# Data extract:
━━━━━━━━━━━━━━━━━━━━━━━━━━━━━━
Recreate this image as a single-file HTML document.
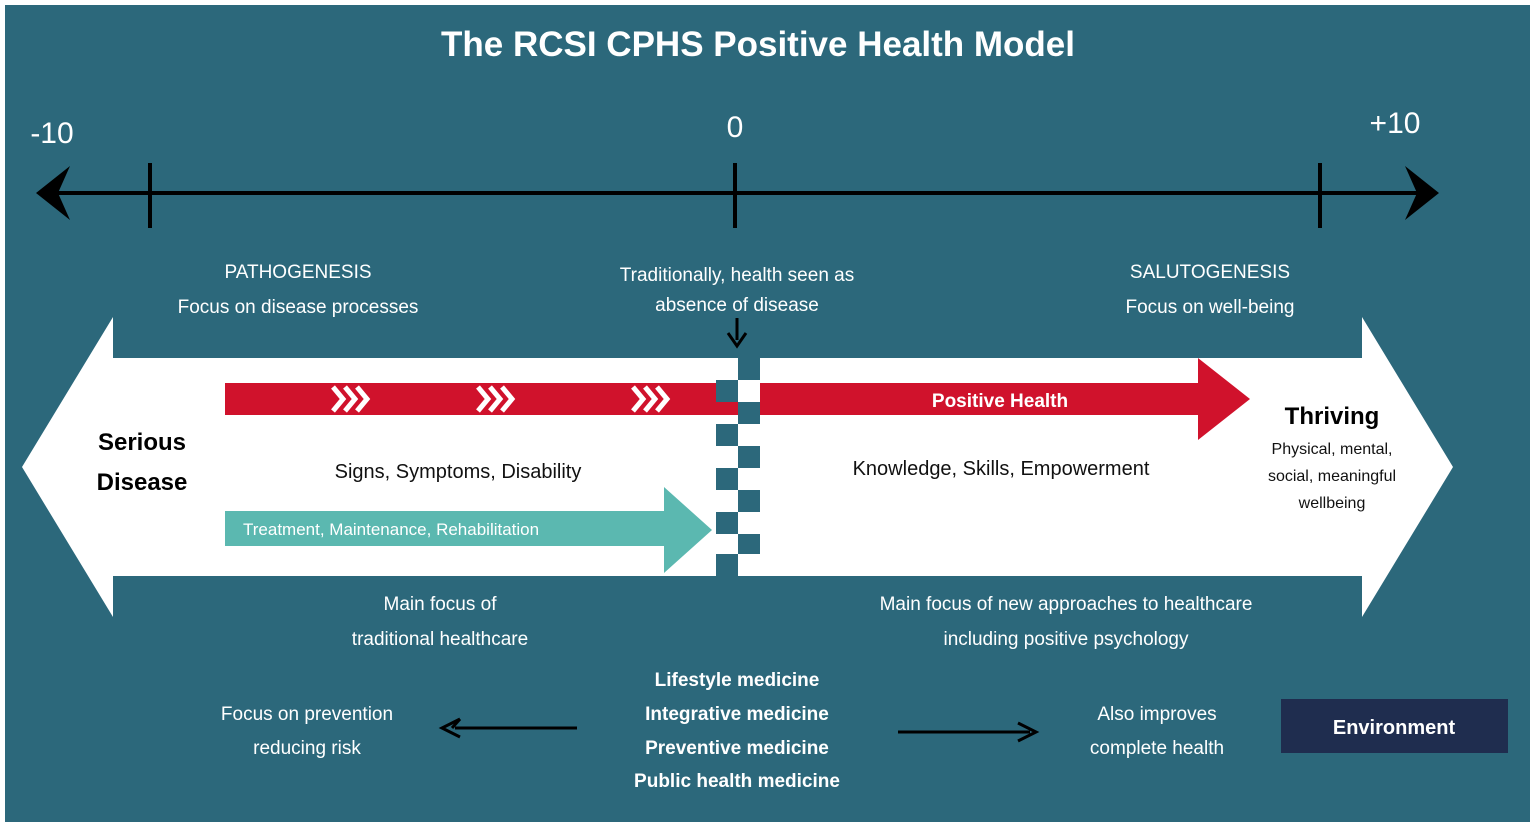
<!DOCTYPE html>
<html><head><meta charset="utf-8"><style>
body{margin:0;background:#fff}
svg{display:block}
text{font-family:"Liberation Sans",sans-serif}
</style></head><body>
<svg width="1535" height="827" viewBox="0 0 1535 827">
<rect x="0" y="0" width="1535" height="827" fill="#fff"/>
<rect x="5" y="5" width="1525" height="817" fill="#2c687b"/>
<text x="758" y="56" font-size="35" font-weight="bold" fill="#fff" text-anchor="middle">The RCSI CPHS Positive Health Model</text>
<text x="52" y="143" font-size="30" fill="#fff" text-anchor="middle">-10</text>
<text x="735" y="137" font-size="30" fill="#fff" text-anchor="middle">0</text>
<text x="1395" y="133" font-size="30" fill="#fff" text-anchor="middle">+10</text>
<line x1="50" y1="193" x2="1425" y2="193" stroke="#000" stroke-width="4"/>
<polygon points="36,193 70,166 58,193 70,220" fill="#000"/>
<polygon points="1439,193 1405,166 1417,193 1405,220" fill="#000"/>
<line x1="150" y1="163" x2="150" y2="228" stroke="#000" stroke-width="4"/>
<line x1="735" y1="163" x2="735" y2="228" stroke="#000" stroke-width="4"/>
<line x1="1320" y1="163" x2="1320" y2="228" stroke="#000" stroke-width="4"/>
<g font-size="19" fill="#fff" text-anchor="middle">
<text x="298" y="278">PATHOGENESIS</text>
<text x="298" y="313">Focus on disease processes</text>
<text x="737" y="281">Traditionally, health seen as</text>
<text x="737" y="311">absence of disease</text>
<text x="1210" y="278">SALUTOGENESIS</text>
<text x="1210" y="313">Focus on well-being</text>
<text x="440" y="610">Main focus of</text>
<text x="440" y="645">traditional healthcare</text>
<text x="1066" y="610">Main focus of new approaches to healthcare</text>
<text x="1066" y="645">including positive psychology</text>
<text x="307" y="720">Focus on prevention</text>
<text x="307" y="754">reducing risk</text>
<text x="1157" y="720">Also improves</text>
<text x="1157" y="754">complete health</text>
</g>
<g font-size="19" font-weight="bold" fill="#fff" text-anchor="middle">
<text x="737" y="686">Lifestyle medicine</text>
<text x="737" y="720">Integrative medicine</text>
<text x="737" y="754">Preventive medicine</text>
<text x="737" y="787">Public health medicine</text>
</g>
<line x1="737" y1="318" x2="737" y2="340" stroke="#000" stroke-width="3"/>
<polyline points="728,333 737,346 746,333" fill="none" stroke="#000" stroke-width="3"/>
<polygon points="22,467 113,317 113,358 1362,358 1362,317 1453,467 1362,617 1362,576 113,576 113,617" fill="#fff"/>
<g fill="#2c687b">
<rect x="738" y="358" width="22" height="22"/><rect x="716" y="380" width="22" height="22"/>
<rect x="738" y="402" width="22" height="22"/><rect x="716" y="424" width="22" height="22"/>
<rect x="738" y="446" width="22" height="22"/><rect x="716" y="468" width="22" height="22"/>
<rect x="738" y="490" width="22" height="22"/><rect x="716" y="512" width="22" height="22"/>
<rect x="738" y="534" width="22" height="20"/><rect x="716" y="554" width="22" height="22"/>
</g>
<polygon points="225,383 716,383 716,402 738,402 738,415 225,415" fill="#d0122c"/>
<polygon points="760,383 1198,383 1198,358 1250,399 1198,440 1198,415 760,415" fill="#d0122c"/>
<rect x="738" y="383" width="0" height="0"/>
<g fill="none" stroke="#fff" stroke-width="5">
<polyline points="333,387 343,399 333,411"/><polyline points="345,387 355,399 345,411"/><polyline points="357,387 367,399 357,411"/>
<polyline points="478,387 488,399 478,411"/><polyline points="490,387 500,399 490,411"/><polyline points="502,387 512,399 502,411"/>
<polyline points="633,387 643,399 633,411"/><polyline points="645,387 655,399 645,411"/><polyline points="657,387 667,399 657,411"/>
</g>
<text x="1000" y="407" font-size="19" font-weight="bold" fill="#fff" text-anchor="middle">Positive Health</text>
<polygon points="225,511 664,511 664,487 712,530 664,573 664,546 225,546" fill="#5bb8b0"/>
<text x="243" y="535" font-size="17" fill="#fff">Treatment, Maintenance, Rehabilitation</text>
<text x="142" y="450" font-size="24" font-weight="bold" fill="#000" text-anchor="middle">Serious</text>
<text x="142" y="490" font-size="24" font-weight="bold" fill="#000" text-anchor="middle">Disease</text>
<text x="458" y="478" font-size="20" fill="#111" text-anchor="middle">Signs, Symptoms, Disability</text>
<text x="1001" y="475" font-size="20" fill="#111" text-anchor="middle">Knowledge, Skills, Empowerment</text>
<text x="1332" y="424" font-size="24" font-weight="bold" fill="#000" text-anchor="middle">Thriving</text>
<g font-size="16" fill="#111" text-anchor="middle">
<text x="1332" y="454">Physical, mental,</text>
<text x="1332" y="481">social, meaningful</text>
<text x="1332" y="508">wellbeing</text>
</g>
<line x1="455" y1="728" x2="577" y2="728" stroke="#000" stroke-width="3"/>
<polyline points="452,728 460,719 M452,728 460,737" fill="none" stroke="#000" stroke-width="3"/>
<polyline points="460,719 442,728 460,737" fill="none" stroke="#000" stroke-width="3"/>
<line x1="898" y1="732" x2="1030" y2="732" stroke="#000" stroke-width="3"/>
<polyline points="1018,723 1036,732 1018,741" fill="none" stroke="#000" stroke-width="3"/>
<rect x="1281" y="699" width="227" height="54" fill="#1f2d4f"/>
<text x="1394" y="734" font-size="20" font-weight="bold" fill="#fff" text-anchor="middle">Environment</text>
</svg>
</body></html>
━━━━━━━━━━━━━━━━━━━━━━━━━━━━━━
Print the listing above in full, exactly as written. Omit any pictures.

# Result of the task:
Recreate this image as a single-file HTML document.
<!DOCTYPE html>
<html><head><meta charset="utf-8"><style>
body{margin:0;background:#fff}
svg{display:block}
text{font-family:"Liberation Sans",sans-serif}
</style></head><body>
<svg width="1535" height="827" viewBox="0 0 1535 827">
<rect x="0" y="0" width="1535" height="827" fill="#fff"/>
<rect x="5" y="5" width="1525" height="817" fill="#2c687b"/>
<text x="758" y="56" font-size="35" font-weight="bold" fill="#fff" text-anchor="middle">The RCSI CPHS Positive Health Model</text>
<text x="52" y="143" font-size="30" fill="#fff" text-anchor="middle">-10</text>
<text x="735" y="137" font-size="30" fill="#fff" text-anchor="middle">0</text>
<text x="1395" y="133" font-size="30" fill="#fff" text-anchor="middle">+10</text>
<line x1="50" y1="193" x2="1425" y2="193" stroke="#000" stroke-width="4"/>
<polygon points="36,193 70,166 58,193 70,220" fill="#000"/>
<polygon points="1439,193 1405,166 1417,193 1405,220" fill="#000"/>
<line x1="150" y1="163" x2="150" y2="228" stroke="#000" stroke-width="4"/>
<line x1="735" y1="163" x2="735" y2="228" stroke="#000" stroke-width="4"/>
<line x1="1320" y1="163" x2="1320" y2="228" stroke="#000" stroke-width="4"/>
<g font-size="19" fill="#fff" text-anchor="middle">
<text x="298" y="278">PATHOGENESIS</text>
<text x="298" y="313">Focus on disease processes</text>
<text x="737" y="281">Traditionally, health seen as</text>
<text x="737" y="311">absence of disease</text>
<text x="1210" y="278">SALUTOGENESIS</text>
<text x="1210" y="313">Focus on well-being</text>
<text x="440" y="610">Main focus of</text>
<text x="440" y="645">traditional healthcare</text>
<text x="1066" y="610">Main focus of new approaches to healthcare</text>
<text x="1066" y="645">including positive psychology</text>
<text x="307" y="720">Focus on prevention</text>
<text x="307" y="754">reducing risk</text>
<text x="1157" y="720">Also improves</text>
<text x="1157" y="754">complete health</text>
</g>
<g font-size="19" font-weight="bold" fill="#fff" text-anchor="middle">
<text x="737" y="686">Lifestyle medicine</text>
<text x="737" y="720">Integrative medicine</text>
<text x="737" y="754">Preventive medicine</text>
<text x="737" y="787">Public health medicine</text>
</g>
<line x1="737" y1="318" x2="737" y2="340" stroke="#000" stroke-width="3"/>
<polyline points="728,333 737,346 746,333" fill="none" stroke="#000" stroke-width="3"/>
<polygon points="22,467 113,317 113,358 1362,358 1362,317 1453,467 1362,617 1362,576 113,576 113,617" fill="#fff"/>
<g fill="#2c687b">
<rect x="738" y="358" width="22" height="22"/><rect x="716" y="380" width="22" height="22"/>
<rect x="738" y="402" width="22" height="22"/><rect x="716" y="424" width="22" height="22"/>
<rect x="738" y="446" width="22" height="22"/><rect x="716" y="468" width="22" height="22"/>
<rect x="738" y="490" width="22" height="22"/><rect x="716" y="512" width="22" height="22"/>
<rect x="738" y="534" width="22" height="20"/><rect x="716" y="554" width="22" height="22"/>
</g>
<polygon points="225,383 716,383 716,402 738,402 738,415 225,415" fill="#d0122c"/>
<polygon points="760,383 1198,383 1198,358 1250,399 1198,440 1198,415 760,415" fill="#d0122c"/>
<rect x="738" y="383" width="0" height="0"/>
<g fill="none" stroke="#fff" stroke-width="5">
<polyline points="333,387 343,399 333,411"/><polyline points="345,387 355,399 345,411"/><polyline points="357,387 367,399 357,411"/>
<polyline points="478,387 488,399 478,411"/><polyline points="490,387 500,399 490,411"/><polyline points="502,387 512,399 502,411"/>
<polyline points="633,387 643,399 633,411"/><polyline points="645,387 655,399 645,411"/><polyline points="657,387 667,399 657,411"/>
</g>
<text x="1000" y="407" font-size="19" font-weight="bold" fill="#fff" text-anchor="middle">Positive Health</text>
<polygon points="225,511 664,511 664,487 712,530 664,573 664,546 225,546" fill="#5bb8b0"/>
<text x="243" y="535" font-size="17" fill="#fff">Treatment, Maintenance, Rehabilitation</text>
<text x="142" y="450" font-size="24" font-weight="bold" fill="#000" text-anchor="middle">Serious</text>
<text x="142" y="490" font-size="24" font-weight="bold" fill="#000" text-anchor="middle">Disease</text>
<text x="458" y="478" font-size="20" fill="#111" text-anchor="middle">Signs, Symptoms, Disability</text>
<text x="1001" y="475" font-size="20" fill="#111" text-anchor="middle">Knowledge, Skills, Empowerment</text>
<text x="1332" y="424" font-size="24" font-weight="bold" fill="#000" text-anchor="middle">Thriving</text>
<g font-size="16" fill="#111" text-anchor="middle">
<text x="1332" y="454">Physical, mental,</text>
<text x="1332" y="481">social, meaningful</text>
<text x="1332" y="508">wellbeing</text>
</g>
<line x1="455" y1="728" x2="577" y2="728" stroke="#000" stroke-width="3"/>
<polyline points="452,728 460,719 M452,728 460,737" fill="none" stroke="#000" stroke-width="3"/>
<polyline points="460,719 442,728 460,737" fill="none" stroke="#000" stroke-width="3"/>
<line x1="898" y1="732" x2="1030" y2="732" stroke="#000" stroke-width="3"/>
<polyline points="1018,723 1036,732 1018,741" fill="none" stroke="#000" stroke-width="3"/>
<rect x="1281" y="699" width="227" height="54" fill="#1f2d4f"/>
<text x="1394" y="734" font-size="20" font-weight="bold" fill="#fff" text-anchor="middle">Environment</text>
</svg>
</body></html>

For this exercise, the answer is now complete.